Lecture: 'Socially intelligent computing research: an overview of research projects at the University of Twente'

Dirk Heylen will present the research of the Human Media Interaction group of the University of Twente, which is concerned with the perception-action cycle of understanding human behaviors and generating system responses, supporting an ongoing dialogue with the user. It stems from the premise that understanding the user –by automated evaluation of speech, pose, gestures, touch, facial expressions, social behaviors, interactions with other humans, bio-physical signals and all content humans create– should inform the generation of intuitive and satisfying system responses.

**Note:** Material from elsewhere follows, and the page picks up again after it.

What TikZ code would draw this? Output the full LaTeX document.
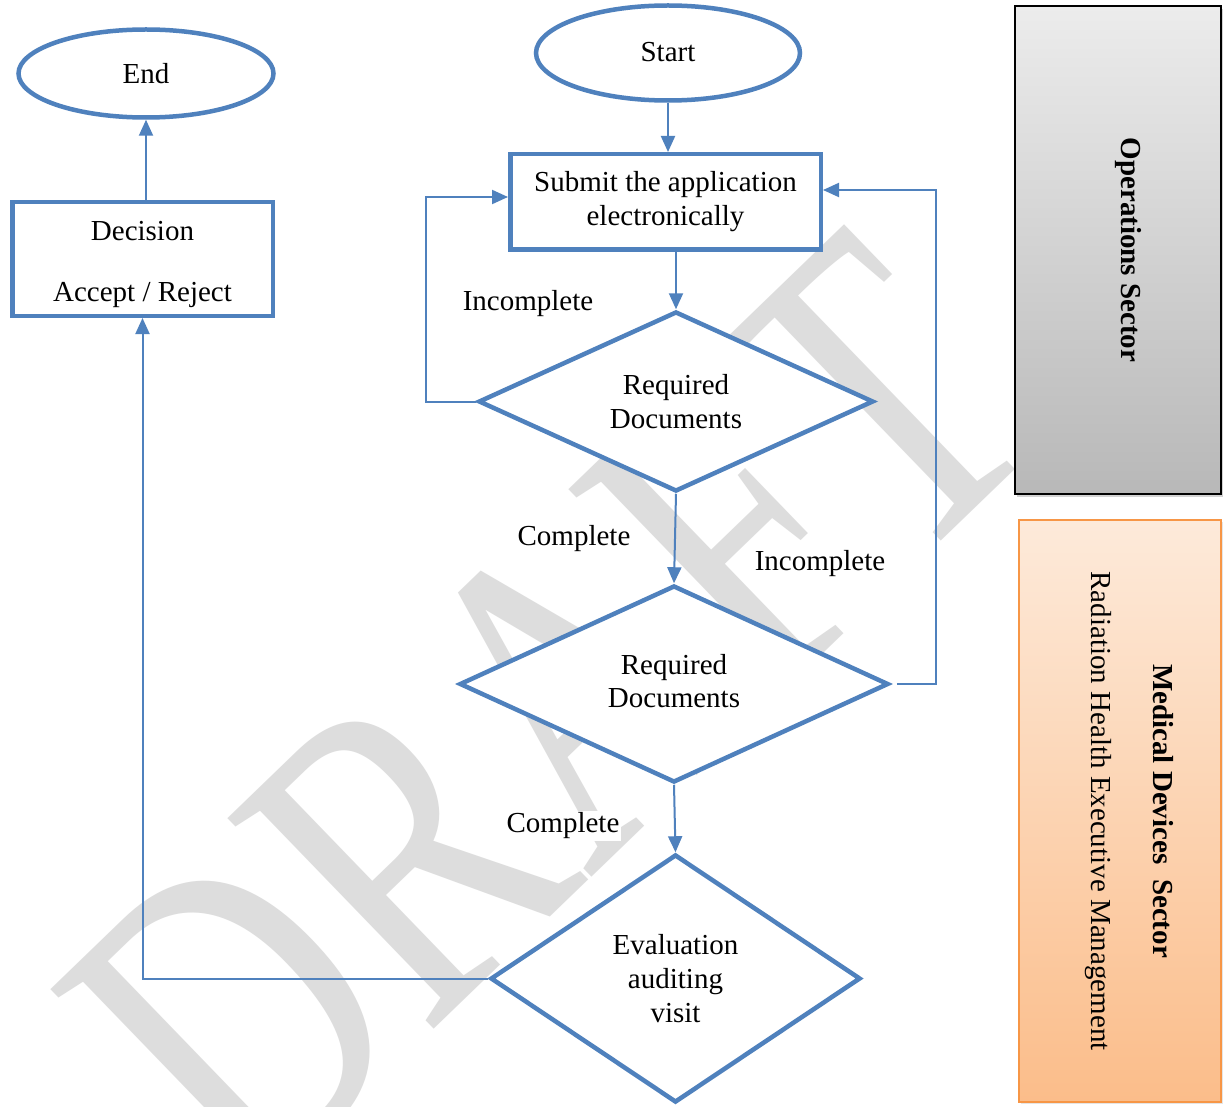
\documentclass[tikz,border=0pt]{standalone}
\usepackage{fontspec}
\setmainfont{Liberation Serif}
\usetikzlibrary{shapes.geometric,arrows.meta,shadows,calc}
\definecolor{flow}{HTML}{4F81BD}
\definecolor{wm}{HTML}{DDDDDD}
\definecolor{opsTop}{HTML}{ECECEC}
\definecolor{opsBot}{HTML}{B8B8B8}
\definecolor{medTop}{HTML}{FDEADA}
\definecolor{medBot}{HTML}{FBBD8A}
\definecolor{medLine}{HTML}{F79646}
\begin{document}
\begin{tikzpicture}[x=1pt,y=-1pt,
  txt/.style={font=\fontsize{29}{34}\selectfont},
  boxnode/.style={txt, draw=flow, line width=4.5pt, fill=white, rectangle, align=center, inner sep=0pt},
  ovalnode/.style={txt, draw=flow, line width=4.5pt, fill=white, ellipse, inner sep=0pt},
  decnode/.style={txt, draw=flow, line width=4.5pt, fill=white, diamond, align=center, inner sep=0pt},
  conn/.style={draw=flow, line width=2pt},
  arr/.style={conn, -{Triangle[length=16pt,width=14pt]}},
  lbl/.style={txt, fill=white, inner sep=2pt},
]
\useasboundingbox (0,0) rectangle (1228,1107);
\fill[white] (0,0) rectangle (1228,1107);

% watermark
\node[font=\fontsize{341}{341}\selectfont, text=wm, rotate=44, inner sep=0pt] (wmark) at (548,714) {\scalebox{1}[1.32]{DRAFT}};

% flow nodes
\node[ovalnode, minimum width=255pt, minimum height=88pt] (End) at (146,73.5) {End};
\node[ovalnode, minimum width=264pt, minimum height=95pt] (Start) at (668,53) {\raisebox{2pt}{Start}};
\node[boxnode, minimum width=310.5pt, minimum height=95.5pt] (Submit) at (665.5,202) {Submit the application\\electronically};
\node[boxnode, minimum width=260.5pt, minimum height=113.5pt] (Decision) at (142.5,259) {};
\node[txt, align=center, inner sep=0pt] (DecisionT) at (142.5,264) {Decision\\[27pt]Accept / Reject};
\node[decnode, shape aspect=2, minimum width=395pt, minimum height=180pt] (D1) at (676,401.5) {Required\\Documents};
\node[decnode, shape aspect=2, minimum width=429pt, minimum height=197pt] (D2) at (674,684) {\raisebox{2pt}{\begin{tabular}{@{}c@{}}Required\\[-1pt]Documents\end{tabular}}};
\node[decnode, shape aspect=1.5, minimum width=370pt, minimum height=248pt] (D3) at (675.5,978.5) {Evaluation\\auditing\\visit};

% connectors
\draw[arr] (Start.south -| 668,0) -- (Submit.north -| 668,0);
\draw[arr] (Submit.south -| D1.north) -- (D1.north);
\draw[arr] (D1.south) -- (D2.north);
\draw[arr] (D2.south) -- (D3.north);
\coordinate (LL) at (426,404);
\coordinate (RR) at (936,686);
\draw[arr] (D1.west) -- (D1.west -| LL) |- ($(Submit.west)+(0,-5)$);
\draw[arr] ($(D2.east)+(6,0)$) -- (D2.east -| RR) |- ($(Submit.east)+(0,-12)$);
\draw[arr] (D3.west) -| (Decision.south);
\draw[arr] (Decision.north -| End.south) -- (End.south);

% labels
\node[lbl] (inc1) at (528,304) {Incomplete};
\node[lbl] (com1) at (574,539) {Complete};
\node[lbl] (inc2) at (820,564) {Incomplete};
\node[lbl] (com2) at (563,826) {Complete};

% sector boxes
\node[draw=black, line width=2pt, top color=opsTop, bottom color=opsBot, minimum width=206pt, minimum height=488pt, inner sep=0pt,
  drop shadow={shadow xshift=2pt, shadow yshift=-3pt, opacity=0.35}] (ops) at (1118,250) {};
\node[txt, font=\fontsize{29}{34}\selectfont\bfseries, rotate=-90] (opsT) at (1128,250) {Operations Sector};
\node[draw=medLine, line width=2pt, top color=medTop, bottom color=medBot, minimum width=202pt, minimum height=582pt, inner sep=0pt,
  drop shadow={shadow xshift=2pt, shadow yshift=-2pt, opacity=0.2}] (med) at (1120,811) {};
\node[txt, rotate=-90, align=center] (medT) at (1129,811) {\textbf{Medical Devices\ \ Sector}\\[28pt]Radiation Health Executive Management};
\end{tikzpicture}
\end{document}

His focus on understanding how and why people use interactive media contributes to making interactive systems more socially capable, safe, acceptable and fun.

About

Dirk Heylen has a degree in linguistics, computer science and natural language processing. His PhD thesis dealt with a formal, type-logical approach to grammar. When he moved to Twente, he started working on spoken dialogue systems with embodied (virtual) agents. He is currently professor Socially Intelligent Computing. His research interests cover both the machine analysis of human (conversational) behavior and the generation of human-like (conversational) behavior by virtual agents and robots. He is especially interested in the nonverbal and paraverbal aspects of dialogue and what these signals reveal about the mental state (cognitive, affective, social). These topics are explored both from a human-cantered and computational perspective.